References are wildly important in our jobs. It’s shorthand for communication, direction and inspiration. I know you do lots of research for your clients when they have a big event like the Oscar’s or the Met Gala. Who are some of your makeup idols or people that you consistently draw inspiration from?
I love references because I love doing project research, and that they can create a framework for a collaboration. I'm always finding inspiration, from other artists work, Topolino, Serge Lutens and Peter Phillips are three of my faves but also nature, paintings, photography, music; anything can spur an idea at anytime. It can be hard for me sometimes to reduce the noise down, like if a photographer says to me, "do whatever you want". Thats the worst thing you could say to me! My brain is way too messy for that! I like there to be rules set up so I can break them.
And lastly, what are your favorite products from Reed Clarke?
Sante Beauteye eye drops. You got me into these on a trip I took to Japan years ago and you told me I needed to try them. They are soothing and the bottle is beautiful, I have never have been without them since. I am also a big fan of Rituel de Fille Eye soot in Nightshade, and the Astraea eyelashes are beyond beyond beyond!

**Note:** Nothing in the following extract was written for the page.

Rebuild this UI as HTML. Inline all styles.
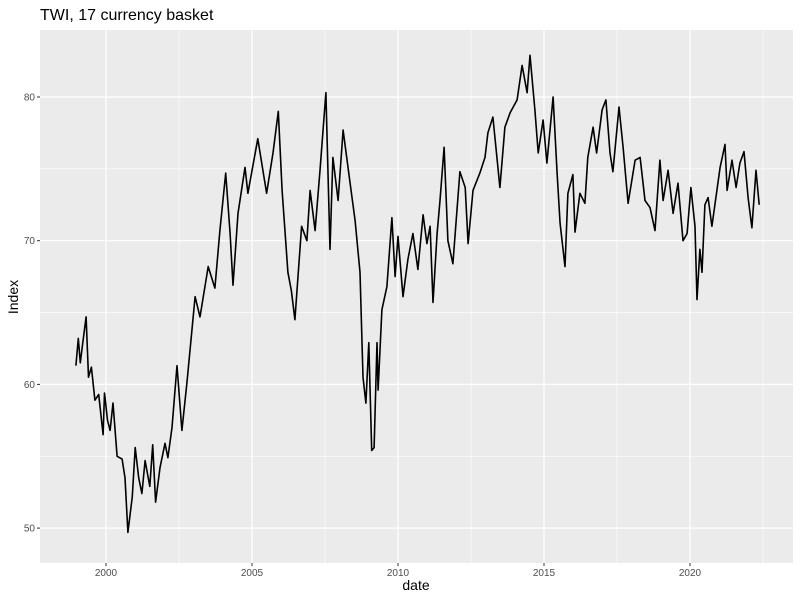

I love the tight knit community of beauty mavens we have out here in LA. I think it’s really special. When I lived in New York I very rarely socialized with other makeup artists, not because I didn’t want to, but because we rarely crossed paths. Out here in LA, we run into each other constantly at makeup events or press junkets or travel on press tours together. I also think that social media makes us closer…...We all get to spend time with one another which makes our community stronger and healthier and I just love it so much. I’m honored to know you and honored to call you a friend. Thank you for inspiring me Rachel, with your passion, your creativity and your joie de vivre.
I love our little artist community so much! I feel so lucky to have known you all these years Fi, I feel like our journey has many more chapters ahead and I can’t wait to share them with you!